▶ **Task goal**
Note each line where "this" appears, and copy it.

** start of Records for the exercise **

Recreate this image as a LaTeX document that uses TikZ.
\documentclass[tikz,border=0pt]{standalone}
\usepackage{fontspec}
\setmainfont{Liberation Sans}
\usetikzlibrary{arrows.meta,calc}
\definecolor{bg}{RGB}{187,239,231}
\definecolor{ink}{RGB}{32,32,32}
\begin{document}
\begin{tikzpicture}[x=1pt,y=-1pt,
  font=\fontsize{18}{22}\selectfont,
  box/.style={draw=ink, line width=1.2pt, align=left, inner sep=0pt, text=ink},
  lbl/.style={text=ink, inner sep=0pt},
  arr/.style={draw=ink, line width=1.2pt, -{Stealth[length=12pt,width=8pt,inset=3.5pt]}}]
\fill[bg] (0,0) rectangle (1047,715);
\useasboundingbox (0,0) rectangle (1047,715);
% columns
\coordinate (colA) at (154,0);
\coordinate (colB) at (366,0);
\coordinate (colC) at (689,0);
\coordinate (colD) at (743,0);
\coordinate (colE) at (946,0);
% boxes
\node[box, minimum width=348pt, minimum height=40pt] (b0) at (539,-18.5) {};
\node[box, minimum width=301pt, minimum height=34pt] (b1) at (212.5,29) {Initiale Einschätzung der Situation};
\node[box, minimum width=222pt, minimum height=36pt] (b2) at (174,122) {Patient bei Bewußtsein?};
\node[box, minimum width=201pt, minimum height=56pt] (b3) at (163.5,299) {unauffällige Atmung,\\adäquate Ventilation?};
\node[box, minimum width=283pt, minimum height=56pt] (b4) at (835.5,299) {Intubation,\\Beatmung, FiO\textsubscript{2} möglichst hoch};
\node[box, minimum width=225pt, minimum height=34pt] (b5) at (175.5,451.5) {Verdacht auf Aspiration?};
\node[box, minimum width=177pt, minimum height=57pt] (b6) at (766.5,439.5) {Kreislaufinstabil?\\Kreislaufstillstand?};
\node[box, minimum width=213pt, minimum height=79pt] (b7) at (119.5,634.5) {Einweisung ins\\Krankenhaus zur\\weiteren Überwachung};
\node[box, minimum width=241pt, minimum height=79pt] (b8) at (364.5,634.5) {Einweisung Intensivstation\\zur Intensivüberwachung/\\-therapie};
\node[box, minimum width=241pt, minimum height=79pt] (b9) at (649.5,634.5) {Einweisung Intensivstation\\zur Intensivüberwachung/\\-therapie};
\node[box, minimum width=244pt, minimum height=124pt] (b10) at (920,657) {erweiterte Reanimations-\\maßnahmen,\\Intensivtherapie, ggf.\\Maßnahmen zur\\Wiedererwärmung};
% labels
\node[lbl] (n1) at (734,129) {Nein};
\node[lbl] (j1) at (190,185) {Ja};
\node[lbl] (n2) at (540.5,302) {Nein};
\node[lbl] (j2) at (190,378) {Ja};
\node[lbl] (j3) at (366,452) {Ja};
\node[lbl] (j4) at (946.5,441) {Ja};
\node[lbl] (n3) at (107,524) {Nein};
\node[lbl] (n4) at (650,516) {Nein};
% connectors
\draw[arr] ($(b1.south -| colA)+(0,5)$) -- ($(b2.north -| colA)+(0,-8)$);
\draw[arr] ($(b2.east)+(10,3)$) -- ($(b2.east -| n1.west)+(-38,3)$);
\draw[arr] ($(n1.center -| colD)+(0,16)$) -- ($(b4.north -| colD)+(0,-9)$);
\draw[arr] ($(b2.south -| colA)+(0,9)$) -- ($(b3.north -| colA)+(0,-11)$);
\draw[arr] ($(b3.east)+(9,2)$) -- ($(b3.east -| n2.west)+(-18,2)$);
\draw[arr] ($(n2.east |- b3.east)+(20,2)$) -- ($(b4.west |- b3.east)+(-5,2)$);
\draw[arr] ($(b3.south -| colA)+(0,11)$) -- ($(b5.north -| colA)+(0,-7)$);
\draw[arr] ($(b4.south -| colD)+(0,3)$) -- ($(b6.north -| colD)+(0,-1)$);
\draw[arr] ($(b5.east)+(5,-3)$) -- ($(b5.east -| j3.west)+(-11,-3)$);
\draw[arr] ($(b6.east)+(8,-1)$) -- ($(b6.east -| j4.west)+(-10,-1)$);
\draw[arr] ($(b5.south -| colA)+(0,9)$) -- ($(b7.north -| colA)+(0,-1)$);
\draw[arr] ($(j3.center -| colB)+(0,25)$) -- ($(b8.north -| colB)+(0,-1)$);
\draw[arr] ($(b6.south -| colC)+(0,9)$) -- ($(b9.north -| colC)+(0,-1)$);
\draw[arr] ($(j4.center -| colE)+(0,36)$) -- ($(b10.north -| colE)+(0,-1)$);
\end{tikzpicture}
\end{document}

** end of Records for the exercise **
** start of Records for the exercise **

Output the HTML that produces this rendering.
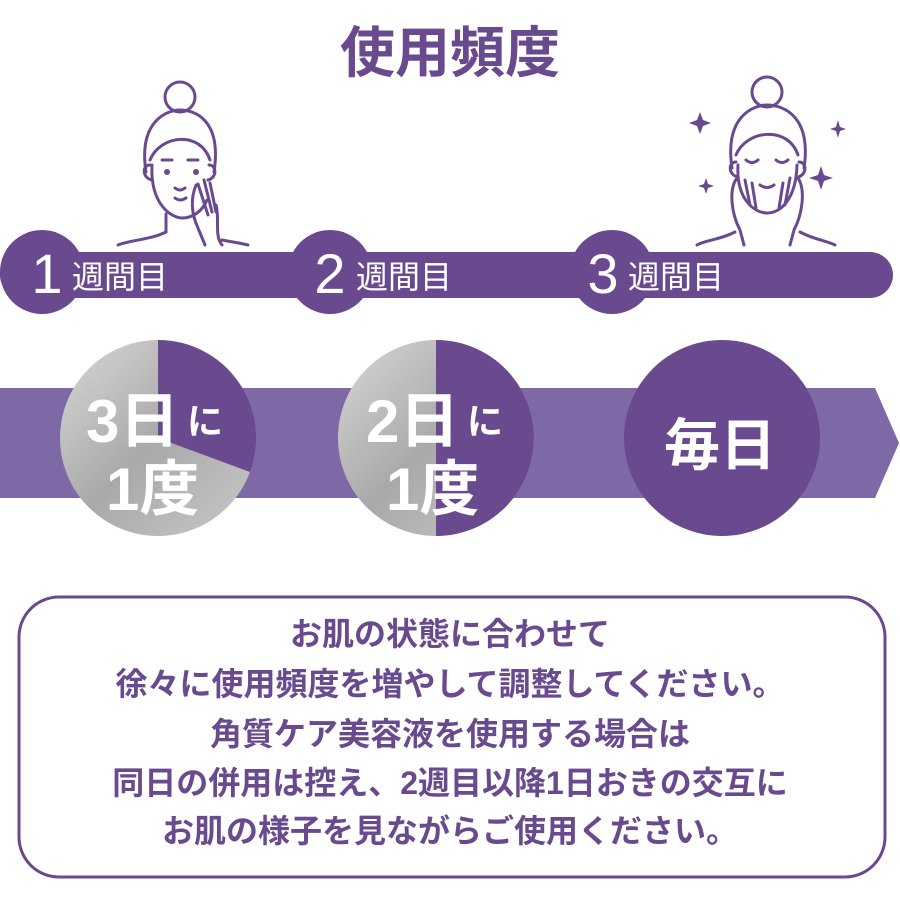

** end of Records for the exercise **

▶ **Solution**
Recreate this image as a LaTeX document that uses TikZ.
Output the HTML that produces this rendering.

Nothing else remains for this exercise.